**STORED DATA**
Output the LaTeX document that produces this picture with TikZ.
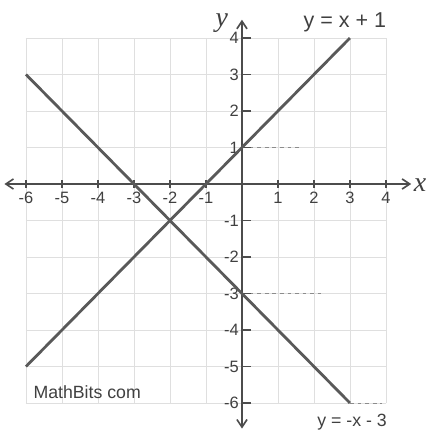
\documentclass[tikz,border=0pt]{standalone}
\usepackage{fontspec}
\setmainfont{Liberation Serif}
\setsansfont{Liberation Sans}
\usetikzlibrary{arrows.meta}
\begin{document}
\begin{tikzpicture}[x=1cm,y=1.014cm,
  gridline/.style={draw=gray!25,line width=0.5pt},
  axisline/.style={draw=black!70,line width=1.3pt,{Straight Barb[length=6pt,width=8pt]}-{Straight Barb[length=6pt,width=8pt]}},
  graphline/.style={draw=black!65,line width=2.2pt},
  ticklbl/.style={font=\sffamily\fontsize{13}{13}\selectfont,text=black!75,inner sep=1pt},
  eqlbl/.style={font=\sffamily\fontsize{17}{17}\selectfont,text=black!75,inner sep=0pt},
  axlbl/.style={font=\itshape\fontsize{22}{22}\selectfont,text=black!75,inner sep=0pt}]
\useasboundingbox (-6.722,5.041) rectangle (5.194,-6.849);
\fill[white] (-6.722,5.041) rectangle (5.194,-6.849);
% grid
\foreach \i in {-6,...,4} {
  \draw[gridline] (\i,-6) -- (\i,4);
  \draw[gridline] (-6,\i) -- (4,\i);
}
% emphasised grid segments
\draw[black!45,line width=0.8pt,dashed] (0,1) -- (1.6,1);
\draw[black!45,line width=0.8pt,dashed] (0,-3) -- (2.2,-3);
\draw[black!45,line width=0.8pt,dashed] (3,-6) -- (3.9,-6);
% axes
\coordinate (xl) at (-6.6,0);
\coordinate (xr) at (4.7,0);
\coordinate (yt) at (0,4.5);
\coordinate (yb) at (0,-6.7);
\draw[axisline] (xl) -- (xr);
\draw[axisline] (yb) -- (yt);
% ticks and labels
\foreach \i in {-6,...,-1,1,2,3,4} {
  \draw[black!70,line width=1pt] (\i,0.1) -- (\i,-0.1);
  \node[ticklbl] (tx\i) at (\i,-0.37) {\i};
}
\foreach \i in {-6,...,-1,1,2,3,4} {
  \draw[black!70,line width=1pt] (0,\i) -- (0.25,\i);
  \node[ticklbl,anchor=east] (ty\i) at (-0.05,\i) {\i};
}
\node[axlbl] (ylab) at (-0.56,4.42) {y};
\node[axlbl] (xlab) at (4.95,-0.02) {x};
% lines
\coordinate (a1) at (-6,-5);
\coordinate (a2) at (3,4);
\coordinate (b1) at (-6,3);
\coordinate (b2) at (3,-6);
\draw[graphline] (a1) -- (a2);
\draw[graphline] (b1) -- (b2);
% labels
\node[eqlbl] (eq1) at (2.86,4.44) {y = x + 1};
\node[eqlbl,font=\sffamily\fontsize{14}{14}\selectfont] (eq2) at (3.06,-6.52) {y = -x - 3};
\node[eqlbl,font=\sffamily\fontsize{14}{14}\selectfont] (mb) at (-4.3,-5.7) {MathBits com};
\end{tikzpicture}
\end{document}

**WRITTEN REQUEST**
Reproduce the whole listing exactly, but not the images in it.

**THE COMPLETED TASK**
Output the LaTeX document that produces this picture with TikZ.
\documentclass[tikz,border=0pt]{standalone}
\usepackage{fontspec}
\setmainfont{Liberation Serif}
\setsansfont{Liberation Sans}
\usetikzlibrary{arrows.meta}
\begin{document}
\begin{tikzpicture}[x=1cm,y=1.014cm,
  gridline/.style={draw=gray!25,line width=0.5pt},
  axisline/.style={draw=black!70,line width=1.3pt,{Straight Barb[length=6pt,width=8pt]}-{Straight Barb[length=6pt,width=8pt]}},
  graphline/.style={draw=black!65,line width=2.2pt},
  ticklbl/.style={font=\sffamily\fontsize{13}{13}\selectfont,text=black!75,inner sep=1pt},
  eqlbl/.style={font=\sffamily\fontsize{17}{17}\selectfont,text=black!75,inner sep=0pt},
  axlbl/.style={font=\itshape\fontsize{22}{22}\selectfont,text=black!75,inner sep=0pt}]
\useasboundingbox (-6.722,5.041) rectangle (5.194,-6.849);
\fill[white] (-6.722,5.041) rectangle (5.194,-6.849);
% grid
\foreach \i in {-6,...,4} {
  \draw[gridline] (\i,-6) -- (\i,4);
  \draw[gridline] (-6,\i) -- (4,\i);
}
% emphasised grid segments
\draw[black!45,line width=0.8pt,dashed] (0,1) -- (1.6,1);
\draw[black!45,line width=0.8pt,dashed] (0,-3) -- (2.2,-3);
\draw[black!45,line width=0.8pt,dashed] (3,-6) -- (3.9,-6);
% axes
\coordinate (xl) at (-6.6,0);
\coordinate (xr) at (4.7,0);
\coordinate (yt) at (0,4.5);
\coordinate (yb) at (0,-6.7);
\draw[axisline] (xl) -- (xr);
\draw[axisline] (yb) -- (yt);
% ticks and labels
\foreach \i in {-6,...,-1,1,2,3,4} {
  \draw[black!70,line width=1pt] (\i,0.1) -- (\i,-0.1);
  \node[ticklbl] (tx\i) at (\i,-0.37) {\i};
}
\foreach \i in {-6,...,-1,1,2,3,4} {
  \draw[black!70,line width=1pt] (0,\i) -- (0.25,\i);
  \node[ticklbl,anchor=east] (ty\i) at (-0.05,\i) {\i};
}
\node[axlbl] (ylab) at (-0.56,4.42) {y};
\node[axlbl] (xlab) at (4.95,-0.02) {x};
% lines
\coordinate (a1) at (-6,-5);
\coordinate (a2) at (3,4);
\coordinate (b1) at (-6,3);
\coordinate (b2) at (3,-6);
\draw[graphline] (a1) -- (a2);
\draw[graphline] (b1) -- (b2);
% labels
\node[eqlbl] (eq1) at (2.86,4.44) {y = x + 1};
\node[eqlbl,font=\sffamily\fontsize{14}{14}\selectfont] (eq2) at (3.06,-6.52) {y = -x - 3};
\node[eqlbl,font=\sffamily\fontsize{14}{14}\selectfont] (mb) at (-4.3,-5.7) {MathBits com};
\end{tikzpicture}
\end{document}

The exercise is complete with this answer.